Cash

constantlogic:

queeranarchism:

someplanetelse:

clevermanka:

queeranarchism:

This isn’t something that gets talked about a lot, and I have no idea how far the problem extends geographically, but if you care about poor people, if you care about sex workers, if you care about activists, if you care about privacy,

you should consider resisting the transition from cash to card-only payments that is happening in shops in some bigger cities. Including shops where only one register in a long row still accepts cash payments so anyone paying with cash needs to wait in line and sticks out.

Cash is how poor people help keep each other alive without immediately worrying about their benefit cuts, cash is what people get when they do a bit of work or sell some old stuff to feed their kids that week. Cash is how most sex workers get paid. A lot of people need to be able to make cash payments to feed their kids, pay their rent and basically to live.

Cash is also what activists use whenever they need protest supplies and don’t want their full name and address attached to the protest. Cash is how we buy any item we want to keep out of our digital footprint. But whether you’re buying a megaphone or  a dildo, you can’t do so privately if you can’t spend cash.

Banks are eager to work towards a post-cash economy because it makes our spending habits so much easier to track. States want the same because it makes people so much easier to track and control. We should not want a
post-cash economy

and we should resist attempts to create it.

I adopted a cash-as-much-as-possible policy a few years ago. I only use a card when I’m buying something online or for unexpectedly large Costco purchases. I started doing it out of spite because I hate credit card companies and I could afford to. It’s also nice for any local businesses you patronize–they don’t lose part of the profit from the sale to the card company.

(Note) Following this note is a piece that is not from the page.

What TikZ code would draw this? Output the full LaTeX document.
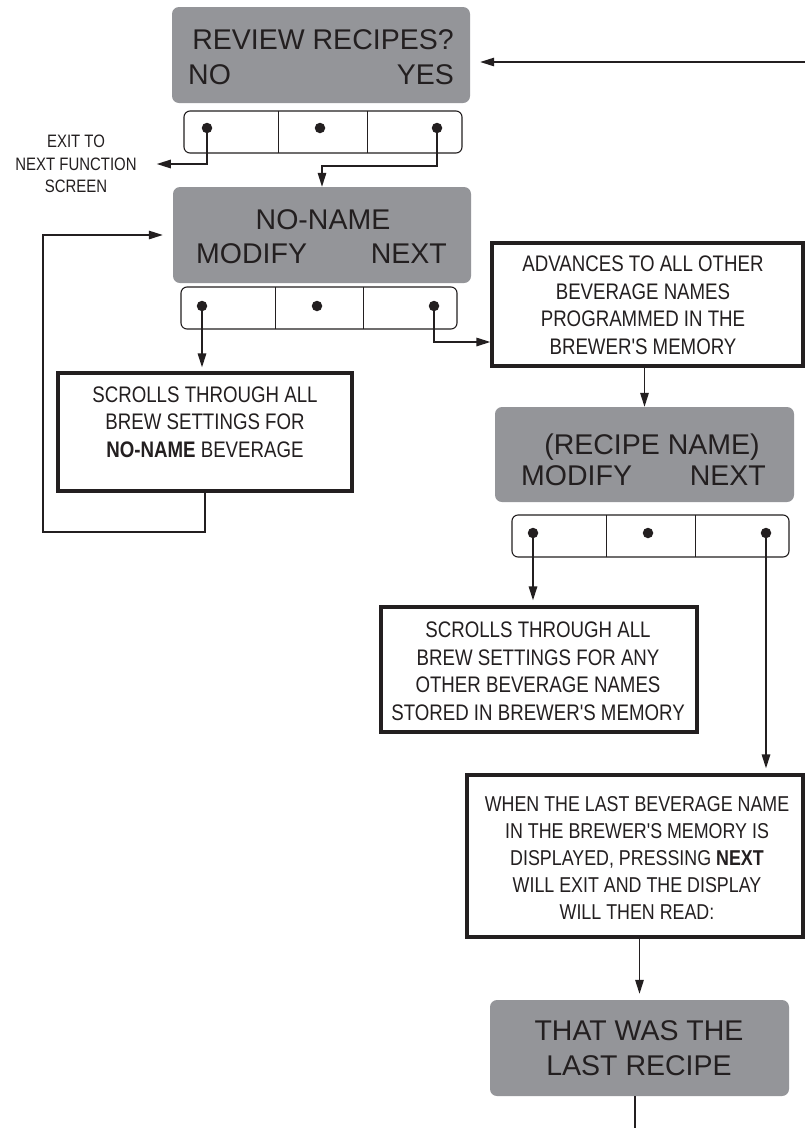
\documentclass[tikz,border=0pt]{standalone}
\usepackage{fontspec}
\setmainfont{Liberation Sans}
\newfontfamily\narrowfont[FakeStretch=0.83]{Liberation Sans}
\usetikzlibrary{arrows.meta}
\definecolor{lcdgray}{RGB}{148,149,153}
\definecolor{ink}{RGB}{35,31,32}
\tikzset{
  lcd/.style = {fill=lcdgray, rounded corners=7pt, inner sep=0pt, minimum width=298pt, minimum height=96pt},
  lcdtext/.style = {text=ink, inner sep=0pt, anchor=base, font=\fontsize{28.5}{34}\selectfont},
  keypad/.style = {draw=ink, line width=1.1pt, rounded corners=6pt, inner sep=0pt, minimum height=42pt},
  divider/.style = {draw=ink, line width=0.9pt},
  keydot/.style = {circle, fill=ink, inner sep=0pt, minimum size=10.5pt},
  notebox/.style = {draw=ink, line width=3.3pt, fill=white, inner sep=0pt},
  notetext/.style = {text=ink, align=center, inner sep=0pt, font=\narrowfont\fontsize{22.5}{27.5}\selectfont},
  flow/.style = {draw=ink, line width=1.4pt, -{Triangle[length=14pt,width=8.5pt]}},
}
\begin{document}
\begin{tikzpicture}[x=1pt,y=-1pt]
  \useasboundingbox [fill=white] (0,0) rectangle (805,1128);

  \node (review) [lcd] at (321,55) {};
    \node (reviewq) [lcdtext] at (323,49) {REVIEW RECIPES?};
    \node (reviewno) [lcdtext, anchor=base west] at (188,84) {NO};
    \node (reviewyes) [lcdtext, anchor=base east] at (454,84) {YES};

  \node (pad1) [keypad, minimum width=278pt] at (323,132) {};
  \draw [divider] (278,111) -- (278,153);
  \draw [divider] (367,111) -- (367,153);
    \node (pad1no) [keydot] at (207,128) {};
    \node (pad1mid) [keydot] at (320,128) {};
    \node (pad1yes) [keydot] at (437,128) {};

  \node (exitnote) [notetext, font=\narrowfont\fontsize{18}{22.5}\selectfont] at (76,164) {EXIT TO\\NEXT FUNCTION\\SCREEN};

  \node (noname) [lcd] at (322,235) {};
    \node (nonameq) [lcdtext] at (323,229) {NO-NAME};
    \node (nonamemod) [lcdtext, anchor=base west] at (196,263) {MODIFY};
    \node (nonamenext) [lcdtext, anchor=base east] at (447,263) {NEXT};

  \node (pad2) [keypad, minimum width=276pt] at (319,308) {};
  \draw [divider] (275,287) -- (275,329);
  \draw [divider] (363,287) -- (363,329);
    \node (pad2mod) [keydot] at (202,306) {};
    \node (pad2mid) [keydot] at (317,306) {};
    \node (pad2next) [keydot] at (434,306) {};

  \node (scroll1) [notebox, minimum width=294pt, minimum height=118pt] at (205,432) {};
    \node (scroll1txt) [notetext] at (205,422) {SCROLLS THROUGH ALL\\BREW SETTINGS FOR\\{\bfseries NO-NAME} BEVERAGE};

  \node (advance) [notebox, minimum width=311pt, minimum height=123pt] at (647.5,304.5) {};
    \node (advancetxt) [notetext] at (643,305) {ADVANCES TO ALL OTHER\\BEVERAGE NAMES\\PROGRAMMED IN THE\\BREWER'S MEMORY};

  \node (recipe) [lcd, minimum width=299pt, minimum height=95pt] at (644.5,454.5) {};
    \node (recipeq) [lcdtext] at (652,454) {(RECIPE NAME)};
    \node (recipemod) [lcdtext, anchor=base west] at (521,485) {MODIFY};
    \node (recipenext) [lcdtext, anchor=base east] at (766,485) {NEXT};

  \node (pad3) [keypad, minimum width=277pt] at (650.5,536) {};
  \draw [divider] (606,515) -- (606,557);
  \draw [divider] (695,515) -- (695,557);
    \node (pad3mod) [keydot] at (533,533) {};
    \node (pad3mid) [keydot] at (648,533) {};
    \node (pad3next) [keydot] at (766,533) {};

  \node (scroll2) [notebox, minimum width=316pt, minimum height=125pt] at (539,669.5) {};
    \node (scroll2txt) [notetext] at (538,671) {SCROLLS THROUGH ALL\\BREW SETTINGS FOR ANY\\OTHER BEVERAGE NAMES\\STORED IN BREWER'S MEMORY};

  \node (lastnote) [notebox, minimum width=336pt, minimum height=162pt] at (635,856) {};
    \node (lastnotetxt) [notetext, font=\narrowfont\fontsize{21.5}{26.8}\selectfont] at (637,858) {WHEN THE LAST BEVERAGE NAME\\IN THE BREWER'S MEMORY IS\\DISPLAYED, PRESSING {\bfseries NEXT}\\WILL EXIT AND THE DISPLAY\\WILL THEN READ:};

  \node (lastrecipe) [lcd, minimum width=299pt] at (639.5,1048) {};
    \node (lastrecipe1) [lcdtext] at (639,1040) {THAT WAS THE};
    \node (lastrecipe2) [lcdtext] at (639,1075) {LAST RECIPE};

  \coordinate (reentry) at (805,62);
  \coordinate (loopfoot) at (43,532);
  \coordinate (outlet) at (635,1128);
  \path (pad2next.center) ++(0,36) coordinate (padturn);

  \draw [flow, shorten >=10pt] (reentry) -- (reentry -| review.east);
  \draw [flow, shorten >=20pt] (pad1no.center) |- (exitnote.east);
  \draw [flow] (pad1yes.center) -- ++(0,38) -| (noname.north);
  \draw [flow, shorten >=10pt] (scroll1.south) |- (loopfoot) |- (noname.west);
  \draw [flow, shorten >=4pt] (pad2mod.center) -- (pad2mod.center |- scroll1.north);
  \draw [flow] (pad2next.center) -- (padturn) -- (padturn -| advance.west);
  \draw [flow] (recipe.north |- advance.south) -- (recipe.north);
  \draw [flow, shorten >=5pt] (pad3mod.center) -- (pad3mod.center |- scroll2.north);
  \draw [flow, shorten >=5pt] (pad3next.center) -- (pad3next.center |- lastnote.north);
  \draw [flow, shorten >=6pt] (lastrecipe.north |- lastnote.south) -- (lastrecipe.north);
  \draw [draw=ink, line width=1.4pt] (lastrecipe.south -| outlet) -- (outlet);
\end{tikzpicture}
\end{document}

I´m pretty much cash only, and i can think of a whole lot more situations where cards are not only impractical but stupidly impossible. like flea markets: my clothes as a kid came mostly from there, same with my kids bc my mom doesn´t see a reason to buy new stuff for more money for a couple months of wearing. how to pay 3 bucks for 3 shirts over a table w/o electricity?

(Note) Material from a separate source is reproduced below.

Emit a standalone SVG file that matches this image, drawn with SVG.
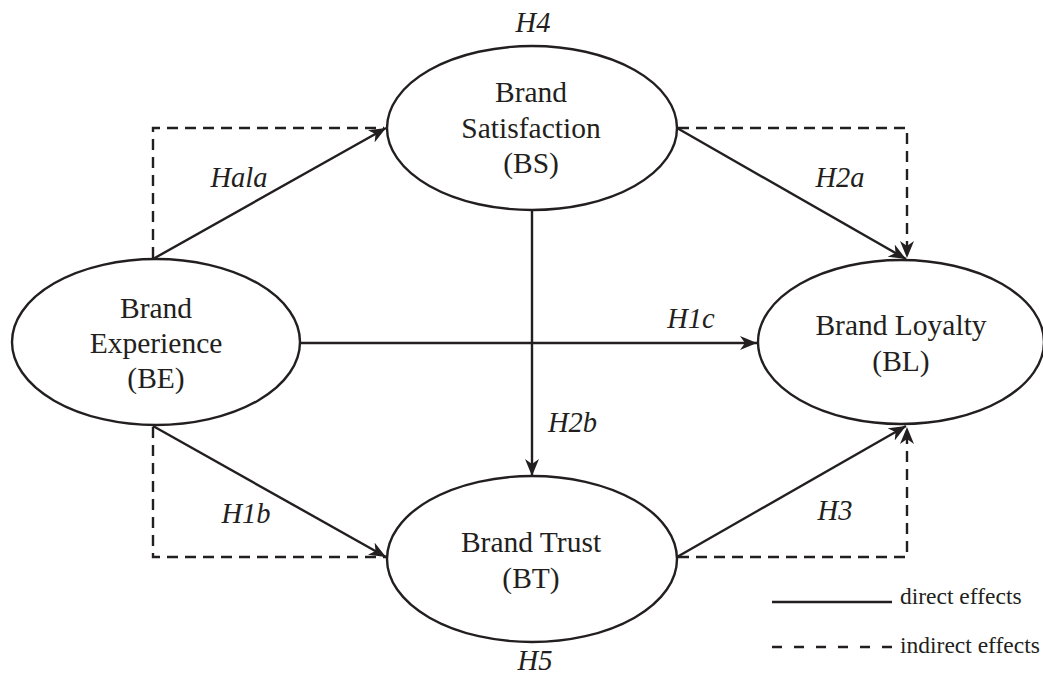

and that seams to be pretty german, lots of people here don´t want cashless society.

Based on my own experience, cash use isn’t just pushed back by the widespread availability of payment by card or phone. The number of ATM’s is also being reduced in a lot of larger cities.

And when the nearest ATM is 1.5 kilometers away and people at the market run out of cash, they just stop buying things. So market-stall owners quickly get themselves one of those small attach-to-your-smartphone card readers.

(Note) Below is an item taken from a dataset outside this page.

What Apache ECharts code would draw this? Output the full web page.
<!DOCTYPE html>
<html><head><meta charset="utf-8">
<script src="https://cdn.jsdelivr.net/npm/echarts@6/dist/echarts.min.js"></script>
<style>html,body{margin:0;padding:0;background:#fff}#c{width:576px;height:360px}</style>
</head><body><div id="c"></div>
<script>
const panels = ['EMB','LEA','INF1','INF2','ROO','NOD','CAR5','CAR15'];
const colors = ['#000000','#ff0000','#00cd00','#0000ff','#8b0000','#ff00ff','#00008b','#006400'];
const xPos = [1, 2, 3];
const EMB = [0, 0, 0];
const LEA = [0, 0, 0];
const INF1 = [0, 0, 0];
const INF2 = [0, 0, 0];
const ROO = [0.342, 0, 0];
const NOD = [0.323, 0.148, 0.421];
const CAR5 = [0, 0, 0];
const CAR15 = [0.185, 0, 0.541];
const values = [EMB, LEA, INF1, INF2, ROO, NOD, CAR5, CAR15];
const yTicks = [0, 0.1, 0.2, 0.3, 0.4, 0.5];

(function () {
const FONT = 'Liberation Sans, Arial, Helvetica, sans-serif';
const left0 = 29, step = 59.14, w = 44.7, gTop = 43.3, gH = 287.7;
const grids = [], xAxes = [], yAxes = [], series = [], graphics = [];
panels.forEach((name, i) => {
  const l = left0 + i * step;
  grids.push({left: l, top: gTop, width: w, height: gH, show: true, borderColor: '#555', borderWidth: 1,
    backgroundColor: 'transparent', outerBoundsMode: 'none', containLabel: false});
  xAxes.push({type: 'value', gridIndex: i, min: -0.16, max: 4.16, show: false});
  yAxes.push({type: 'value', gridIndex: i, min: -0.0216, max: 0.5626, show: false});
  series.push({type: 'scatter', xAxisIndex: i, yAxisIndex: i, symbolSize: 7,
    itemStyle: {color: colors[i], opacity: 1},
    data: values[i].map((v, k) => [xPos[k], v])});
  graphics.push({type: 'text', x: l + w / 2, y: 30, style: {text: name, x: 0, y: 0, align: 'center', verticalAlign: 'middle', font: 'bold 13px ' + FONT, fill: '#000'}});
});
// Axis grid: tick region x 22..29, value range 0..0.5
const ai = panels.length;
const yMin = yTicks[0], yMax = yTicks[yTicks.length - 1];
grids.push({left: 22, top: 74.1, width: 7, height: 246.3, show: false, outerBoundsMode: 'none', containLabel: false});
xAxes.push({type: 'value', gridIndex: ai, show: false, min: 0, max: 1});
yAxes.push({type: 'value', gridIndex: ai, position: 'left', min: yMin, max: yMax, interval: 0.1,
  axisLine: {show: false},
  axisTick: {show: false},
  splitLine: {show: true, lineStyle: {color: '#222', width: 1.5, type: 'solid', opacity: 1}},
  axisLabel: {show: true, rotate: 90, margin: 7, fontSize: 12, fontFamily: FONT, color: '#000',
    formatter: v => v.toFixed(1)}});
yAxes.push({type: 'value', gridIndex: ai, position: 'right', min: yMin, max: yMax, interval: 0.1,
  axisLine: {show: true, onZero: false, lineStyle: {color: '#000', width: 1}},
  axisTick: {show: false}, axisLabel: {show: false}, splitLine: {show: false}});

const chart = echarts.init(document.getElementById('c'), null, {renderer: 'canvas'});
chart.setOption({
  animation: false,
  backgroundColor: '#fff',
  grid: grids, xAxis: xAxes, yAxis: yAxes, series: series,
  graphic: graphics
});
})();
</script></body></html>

I’ve already seen a LOT of farmers markets where you can pay for your vegetables with a card. The same is happening to big-city flea markets, the same will happen to smaller city flea markets.

And the number of ATM’s will just get pushed back more, while the number of pay-by-card opportunities increases. And then it becomes hard for people without transport and with mobility limits to do ‘cash only’ out of principle, so ‘cash only’ becomes one more thing only privileged idealists can do.

So, ‘cash only’ as an individual choice is nice but it’s not enough. As with just about every other problem in the world, you can not create change by ‘voting with our wallet’. Individual behavior choices do not offer an effective pushback to a systematic policy being pushed upon a population. They never do. A more solid resistance to a post-cash economy is needed if we want to avoid it.

Of course this is IMO, but use of technological progression should not be hampered, instead we need to look to the root of the problem – which is the root of society as a whole. The corruption and of course the avarice of the current rulers – if such a thing didn’t exist, if we lived in a freer society where we didn’t fear the current minefield that is politics or worry that protests equated to hostility instead of understanding, would any of you really be afraid to use cards instead of cash? 

Only if we lived in a worldwide society with no states and no authorities at all and no chance of the resurfacing of states and authorities. I find it highly unlikely that the existence of money would continue without authority. So realistically… nope

Technological ‘progress’ is just change, it can be good or bad or neither, but it’s important to question what it achieves and who it serves.

Regular cash works. It doesn’t need to be pushed back. The people that are pushing it back are doing it primarily because of the control and surveillance opportunities of cards, not because it’s actually better.

Like the transition from paper tickets to digital cards for public transport, this technology is not about user comfort but primarily about information and control.